Scottish Clans, Clubs & Societies
Ancient, enigmatic, colorful, complex: all of these words describe the clans of Scotland, which are part of the country's compelling historical journey. The clans of Scotland are a unique element of Scottish history that set the country apart from surrounding territories, like England and Ireland. The tribal nature of clans in Scotland separated the country from its neighbors and is part of the reason why Scottish immigrants to Oklahoma related so easily and quickly began intermarrying with local Native American women. Historically, a clan was made up of everyone who lived on a chief's territory, or on the territory of those who owed allegiance to the said chief.
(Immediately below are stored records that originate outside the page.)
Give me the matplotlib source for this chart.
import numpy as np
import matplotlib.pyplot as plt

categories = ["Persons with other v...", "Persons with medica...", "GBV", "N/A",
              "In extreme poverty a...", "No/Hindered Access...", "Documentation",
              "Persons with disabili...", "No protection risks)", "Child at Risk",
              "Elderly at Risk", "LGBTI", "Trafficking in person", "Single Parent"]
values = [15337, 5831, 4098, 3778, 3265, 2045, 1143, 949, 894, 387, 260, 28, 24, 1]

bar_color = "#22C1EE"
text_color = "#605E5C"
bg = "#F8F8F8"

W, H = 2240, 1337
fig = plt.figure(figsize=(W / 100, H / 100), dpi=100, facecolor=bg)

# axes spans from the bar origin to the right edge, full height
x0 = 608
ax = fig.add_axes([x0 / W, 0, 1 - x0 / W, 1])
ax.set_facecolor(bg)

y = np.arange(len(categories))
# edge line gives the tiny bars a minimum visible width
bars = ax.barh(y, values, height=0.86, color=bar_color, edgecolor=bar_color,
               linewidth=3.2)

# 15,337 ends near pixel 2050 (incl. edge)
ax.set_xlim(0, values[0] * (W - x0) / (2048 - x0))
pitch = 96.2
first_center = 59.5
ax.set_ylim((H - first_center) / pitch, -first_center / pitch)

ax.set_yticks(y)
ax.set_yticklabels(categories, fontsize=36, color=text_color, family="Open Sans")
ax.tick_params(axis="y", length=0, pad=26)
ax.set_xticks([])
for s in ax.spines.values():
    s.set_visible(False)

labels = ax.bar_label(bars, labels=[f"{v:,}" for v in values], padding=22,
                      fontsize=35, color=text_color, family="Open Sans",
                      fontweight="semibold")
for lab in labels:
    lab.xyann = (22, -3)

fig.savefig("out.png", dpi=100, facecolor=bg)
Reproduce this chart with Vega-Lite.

Over time, with the constant changes of "clan boundaries", migration or regime changes, clans would be made up of large numbers of members who were unrelated and who bore different surnames. Often, those living on a chief's lands would, over time, adopt the clan surname. A chief could add to his clan by adopting other families, and also had the legal right to outlaw anyone from his clan, including members of his own family. Today, anyone who has the chief's surname is automatically considered to be a member of the chief's clan. Also, anyone who offers allegiance to a chief becomes a member of the chief's clan, unless the chief decides not to accept that person's allegiance. That means that you don’t have to be Scottish or have Scottish heritage to be part of a Scottish clan - you simply have to declare allegiance to a clan that you identify with.
When you attend SCOTFEST, you’ll no doubt notice the dozens of tents belonging to Scottish heritage groups that explore the lineage of a specific clan. Each clan typically has a group of surnames that are historically associated with the clan, as well as their own unique tartan. If you have Scottish heritage and are looking to find your ancestral clan’s tartan, there’s a great chance you’ll find it at SCOTFEST! Tartans were historically created by the clan chief, but the practice actually didn’t become popular until the late 18th century, near the end of the clan era. Clans first emerged around 1100 AD and were originally formed from the descendants of kings. These early clans were a survival tool for the Scottish people at the time, who endured constant battles for land and resources, invasions from the Norse and English, and wars between clans. Scotland’s clan system deteriorated after the Battle of Culloden in 1746, when King George of England ordered his troops to slaughter all supporters of the rebellion, including many Highland clans. Few countries in the world can boast a life span as rich or diverse as Scotland. The true story of the people, the battles, the nobility and its Kings and Queens, is more thrilling than any novel, and has more love stories than all the Hollywood movies. Scotland’s clans provide Scots everywhere with a point of reference for their identity, history and culture.